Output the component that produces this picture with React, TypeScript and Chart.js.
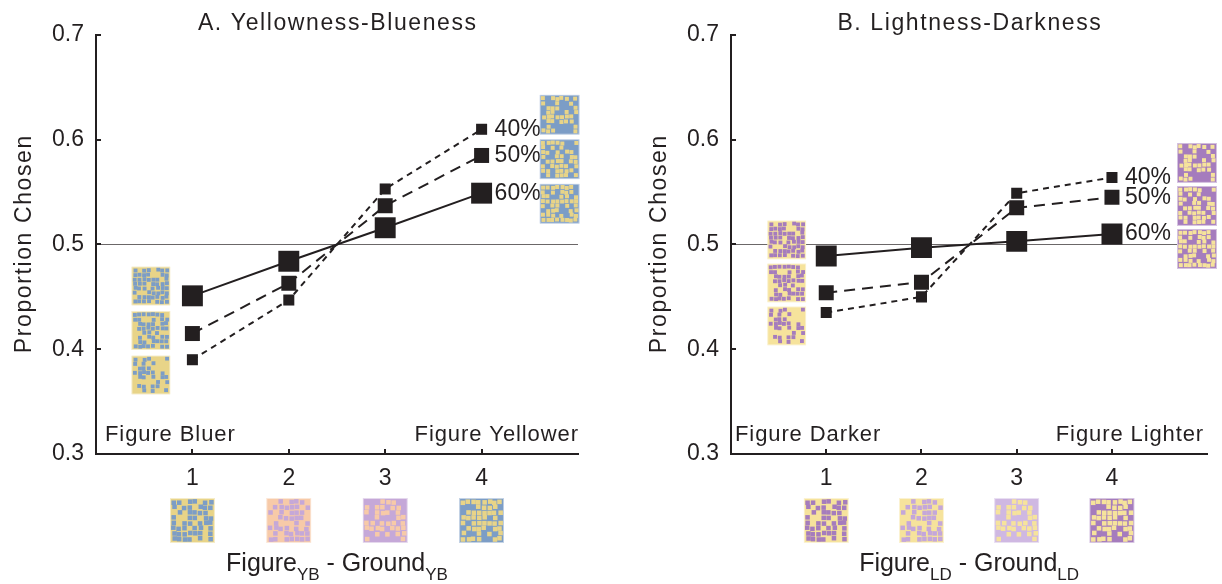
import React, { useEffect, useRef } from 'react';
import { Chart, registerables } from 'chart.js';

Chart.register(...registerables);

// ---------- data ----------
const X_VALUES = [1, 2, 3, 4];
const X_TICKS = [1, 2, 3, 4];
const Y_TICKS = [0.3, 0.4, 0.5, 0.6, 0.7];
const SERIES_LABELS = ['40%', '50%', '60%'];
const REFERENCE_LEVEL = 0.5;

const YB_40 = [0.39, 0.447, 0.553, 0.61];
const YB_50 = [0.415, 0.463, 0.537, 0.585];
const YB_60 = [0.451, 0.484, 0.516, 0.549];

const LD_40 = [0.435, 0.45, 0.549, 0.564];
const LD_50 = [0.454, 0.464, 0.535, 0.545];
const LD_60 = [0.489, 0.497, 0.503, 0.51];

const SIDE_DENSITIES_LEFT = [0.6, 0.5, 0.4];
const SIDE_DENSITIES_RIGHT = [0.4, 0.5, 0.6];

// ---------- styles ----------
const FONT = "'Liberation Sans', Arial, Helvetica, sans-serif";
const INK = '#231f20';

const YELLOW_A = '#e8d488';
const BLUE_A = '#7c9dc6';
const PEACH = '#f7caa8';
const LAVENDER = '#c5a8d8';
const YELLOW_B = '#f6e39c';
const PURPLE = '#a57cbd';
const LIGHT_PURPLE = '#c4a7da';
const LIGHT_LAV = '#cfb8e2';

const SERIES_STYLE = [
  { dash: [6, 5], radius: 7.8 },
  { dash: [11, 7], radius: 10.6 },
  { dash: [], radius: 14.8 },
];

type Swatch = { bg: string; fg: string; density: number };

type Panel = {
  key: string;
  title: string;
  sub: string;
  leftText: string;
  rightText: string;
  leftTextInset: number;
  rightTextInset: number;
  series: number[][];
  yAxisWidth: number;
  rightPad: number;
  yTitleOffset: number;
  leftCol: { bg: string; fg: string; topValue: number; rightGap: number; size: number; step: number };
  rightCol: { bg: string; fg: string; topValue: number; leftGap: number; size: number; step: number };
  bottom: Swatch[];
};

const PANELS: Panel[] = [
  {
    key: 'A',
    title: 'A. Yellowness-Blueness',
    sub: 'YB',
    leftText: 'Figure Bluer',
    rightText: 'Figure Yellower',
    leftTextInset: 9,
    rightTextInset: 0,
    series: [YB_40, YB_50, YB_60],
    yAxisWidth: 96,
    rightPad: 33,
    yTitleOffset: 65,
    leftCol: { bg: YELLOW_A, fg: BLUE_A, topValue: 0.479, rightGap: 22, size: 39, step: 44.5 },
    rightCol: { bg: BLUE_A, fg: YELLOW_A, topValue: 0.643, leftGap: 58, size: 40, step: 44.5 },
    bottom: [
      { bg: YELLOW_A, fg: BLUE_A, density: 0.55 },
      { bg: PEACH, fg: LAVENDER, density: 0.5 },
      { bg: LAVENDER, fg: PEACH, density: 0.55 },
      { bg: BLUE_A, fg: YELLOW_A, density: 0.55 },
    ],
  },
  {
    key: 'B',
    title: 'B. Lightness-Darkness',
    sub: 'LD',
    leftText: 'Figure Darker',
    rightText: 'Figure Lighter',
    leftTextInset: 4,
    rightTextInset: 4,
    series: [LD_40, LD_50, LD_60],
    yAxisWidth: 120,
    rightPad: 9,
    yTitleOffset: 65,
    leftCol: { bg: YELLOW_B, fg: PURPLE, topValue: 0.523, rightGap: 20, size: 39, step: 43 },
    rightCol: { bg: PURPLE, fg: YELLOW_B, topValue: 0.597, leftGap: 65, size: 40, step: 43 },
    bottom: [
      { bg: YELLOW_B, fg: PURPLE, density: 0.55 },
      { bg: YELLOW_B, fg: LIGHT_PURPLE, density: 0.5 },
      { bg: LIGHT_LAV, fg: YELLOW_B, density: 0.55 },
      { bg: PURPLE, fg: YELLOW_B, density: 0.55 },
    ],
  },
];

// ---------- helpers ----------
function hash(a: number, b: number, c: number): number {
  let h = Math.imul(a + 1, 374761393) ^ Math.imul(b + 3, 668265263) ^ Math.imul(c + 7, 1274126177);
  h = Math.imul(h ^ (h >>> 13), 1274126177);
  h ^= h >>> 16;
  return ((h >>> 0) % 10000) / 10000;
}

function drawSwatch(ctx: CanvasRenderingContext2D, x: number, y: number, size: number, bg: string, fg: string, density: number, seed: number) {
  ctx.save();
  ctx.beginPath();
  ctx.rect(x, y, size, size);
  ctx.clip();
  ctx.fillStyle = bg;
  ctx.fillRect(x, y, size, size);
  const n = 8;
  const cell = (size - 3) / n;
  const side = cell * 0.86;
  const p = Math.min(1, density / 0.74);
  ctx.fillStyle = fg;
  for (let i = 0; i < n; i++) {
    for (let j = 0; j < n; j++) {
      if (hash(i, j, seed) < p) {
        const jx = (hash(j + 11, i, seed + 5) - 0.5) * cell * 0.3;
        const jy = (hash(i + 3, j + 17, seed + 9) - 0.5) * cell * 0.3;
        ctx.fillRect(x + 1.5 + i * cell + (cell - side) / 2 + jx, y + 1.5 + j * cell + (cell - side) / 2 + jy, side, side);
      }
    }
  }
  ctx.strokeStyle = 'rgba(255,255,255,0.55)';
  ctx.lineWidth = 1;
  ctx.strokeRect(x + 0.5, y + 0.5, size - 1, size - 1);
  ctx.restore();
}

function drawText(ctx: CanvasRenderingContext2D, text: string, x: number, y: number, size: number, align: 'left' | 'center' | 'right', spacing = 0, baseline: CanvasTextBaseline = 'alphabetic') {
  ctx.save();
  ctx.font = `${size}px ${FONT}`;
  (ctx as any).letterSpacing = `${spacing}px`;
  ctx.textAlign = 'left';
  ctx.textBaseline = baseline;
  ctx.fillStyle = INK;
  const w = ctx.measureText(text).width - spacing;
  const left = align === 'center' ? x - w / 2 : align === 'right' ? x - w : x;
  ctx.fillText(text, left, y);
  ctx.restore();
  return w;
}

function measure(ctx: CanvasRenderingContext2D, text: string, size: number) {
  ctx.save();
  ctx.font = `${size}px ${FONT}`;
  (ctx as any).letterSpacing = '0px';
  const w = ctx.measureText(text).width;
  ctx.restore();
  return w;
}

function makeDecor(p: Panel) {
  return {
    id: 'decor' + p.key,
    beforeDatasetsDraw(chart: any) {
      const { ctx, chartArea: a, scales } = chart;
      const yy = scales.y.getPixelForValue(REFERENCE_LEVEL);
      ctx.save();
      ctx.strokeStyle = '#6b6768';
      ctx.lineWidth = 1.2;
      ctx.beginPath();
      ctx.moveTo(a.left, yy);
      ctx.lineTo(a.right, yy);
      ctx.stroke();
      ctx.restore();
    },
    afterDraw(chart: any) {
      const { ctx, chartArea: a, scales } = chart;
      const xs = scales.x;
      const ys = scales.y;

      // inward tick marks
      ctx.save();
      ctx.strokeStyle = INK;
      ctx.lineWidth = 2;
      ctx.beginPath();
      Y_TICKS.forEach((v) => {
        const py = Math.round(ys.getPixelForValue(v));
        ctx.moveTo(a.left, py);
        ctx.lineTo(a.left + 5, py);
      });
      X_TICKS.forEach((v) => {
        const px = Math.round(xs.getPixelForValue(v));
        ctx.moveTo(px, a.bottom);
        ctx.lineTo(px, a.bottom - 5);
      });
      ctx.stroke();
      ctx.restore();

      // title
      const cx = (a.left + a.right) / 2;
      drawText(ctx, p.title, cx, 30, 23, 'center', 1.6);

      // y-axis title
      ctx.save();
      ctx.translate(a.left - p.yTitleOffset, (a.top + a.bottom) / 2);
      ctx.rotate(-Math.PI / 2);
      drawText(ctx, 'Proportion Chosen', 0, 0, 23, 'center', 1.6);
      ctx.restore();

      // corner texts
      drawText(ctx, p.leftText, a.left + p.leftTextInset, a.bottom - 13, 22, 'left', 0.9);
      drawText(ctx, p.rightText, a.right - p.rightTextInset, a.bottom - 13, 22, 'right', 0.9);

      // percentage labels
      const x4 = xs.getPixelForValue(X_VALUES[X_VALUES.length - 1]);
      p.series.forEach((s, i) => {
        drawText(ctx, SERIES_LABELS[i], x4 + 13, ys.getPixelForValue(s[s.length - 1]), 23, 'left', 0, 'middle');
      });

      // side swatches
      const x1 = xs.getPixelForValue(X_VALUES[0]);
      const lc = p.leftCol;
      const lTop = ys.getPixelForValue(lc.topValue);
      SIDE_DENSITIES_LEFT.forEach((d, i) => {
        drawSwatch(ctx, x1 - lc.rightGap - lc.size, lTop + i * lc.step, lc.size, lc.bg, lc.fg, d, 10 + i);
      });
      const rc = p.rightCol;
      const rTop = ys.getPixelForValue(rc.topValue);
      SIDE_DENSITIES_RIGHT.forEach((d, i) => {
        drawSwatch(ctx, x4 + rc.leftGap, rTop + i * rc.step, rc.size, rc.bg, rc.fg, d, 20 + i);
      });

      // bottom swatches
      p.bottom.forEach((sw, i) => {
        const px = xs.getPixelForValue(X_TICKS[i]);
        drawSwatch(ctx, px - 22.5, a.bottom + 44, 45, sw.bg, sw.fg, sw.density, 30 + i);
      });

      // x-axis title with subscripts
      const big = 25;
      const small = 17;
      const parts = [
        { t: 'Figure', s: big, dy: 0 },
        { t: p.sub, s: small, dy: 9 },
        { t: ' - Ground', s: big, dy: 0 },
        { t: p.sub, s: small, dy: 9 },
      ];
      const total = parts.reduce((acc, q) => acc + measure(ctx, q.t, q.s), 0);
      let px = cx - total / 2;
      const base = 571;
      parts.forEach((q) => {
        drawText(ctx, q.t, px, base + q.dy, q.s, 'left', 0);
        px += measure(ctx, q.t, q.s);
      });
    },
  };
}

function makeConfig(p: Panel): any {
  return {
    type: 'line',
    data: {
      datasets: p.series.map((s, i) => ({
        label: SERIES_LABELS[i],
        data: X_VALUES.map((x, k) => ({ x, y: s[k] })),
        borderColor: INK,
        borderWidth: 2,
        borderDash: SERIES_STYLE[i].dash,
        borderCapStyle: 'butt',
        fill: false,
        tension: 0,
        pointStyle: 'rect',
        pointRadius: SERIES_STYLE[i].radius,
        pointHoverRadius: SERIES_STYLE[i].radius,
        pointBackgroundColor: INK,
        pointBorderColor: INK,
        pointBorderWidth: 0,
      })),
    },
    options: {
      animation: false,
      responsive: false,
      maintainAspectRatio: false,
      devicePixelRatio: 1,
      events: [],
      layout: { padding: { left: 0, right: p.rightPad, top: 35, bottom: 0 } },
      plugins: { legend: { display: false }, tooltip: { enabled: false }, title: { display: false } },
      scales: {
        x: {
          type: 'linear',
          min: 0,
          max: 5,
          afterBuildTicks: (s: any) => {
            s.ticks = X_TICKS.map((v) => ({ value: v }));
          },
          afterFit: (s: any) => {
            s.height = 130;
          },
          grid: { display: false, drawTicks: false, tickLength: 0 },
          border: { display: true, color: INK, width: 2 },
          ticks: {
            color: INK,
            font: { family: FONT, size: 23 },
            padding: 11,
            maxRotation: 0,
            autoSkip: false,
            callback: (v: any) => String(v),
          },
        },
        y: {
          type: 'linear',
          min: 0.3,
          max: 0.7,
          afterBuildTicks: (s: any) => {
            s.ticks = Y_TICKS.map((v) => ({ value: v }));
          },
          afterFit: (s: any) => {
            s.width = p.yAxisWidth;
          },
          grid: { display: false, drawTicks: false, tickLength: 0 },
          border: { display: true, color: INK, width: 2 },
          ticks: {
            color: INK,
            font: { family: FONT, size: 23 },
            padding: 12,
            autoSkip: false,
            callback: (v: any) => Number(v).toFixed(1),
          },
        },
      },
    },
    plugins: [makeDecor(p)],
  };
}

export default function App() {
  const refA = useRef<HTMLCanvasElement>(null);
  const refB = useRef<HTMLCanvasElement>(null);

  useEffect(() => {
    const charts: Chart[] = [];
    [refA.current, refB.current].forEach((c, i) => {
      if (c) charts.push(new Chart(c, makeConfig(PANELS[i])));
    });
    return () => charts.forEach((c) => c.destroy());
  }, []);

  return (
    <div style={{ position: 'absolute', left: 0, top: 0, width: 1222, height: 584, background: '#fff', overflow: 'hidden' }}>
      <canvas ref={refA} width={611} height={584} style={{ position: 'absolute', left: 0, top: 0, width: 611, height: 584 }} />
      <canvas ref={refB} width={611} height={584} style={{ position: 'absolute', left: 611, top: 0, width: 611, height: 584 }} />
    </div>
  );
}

_ _ _ _ _

Exercise requirements
From the first line of the listing above, repeat every line through the one holding "const REFERENCE_LEVEL = 0.5;". Both ends count, and pictures stay out.

The response
Output the component that produces this picture with React, TypeScript and Chart.js.
import React, { useEffect, useRef } from 'react';
import { Chart, registerables } from 'chart.js';

Chart.register(...registerables);

// ---------- data ----------
const X_VALUES = [1, 2, 3, 4];
const X_TICKS = [1, 2, 3, 4];
const Y_TICKS = [0.3, 0.4, 0.5, 0.6, 0.7];
const SERIES_LABELS = ['40%', '50%', '60%'];
const REFERENCE_LEVEL = 0.5;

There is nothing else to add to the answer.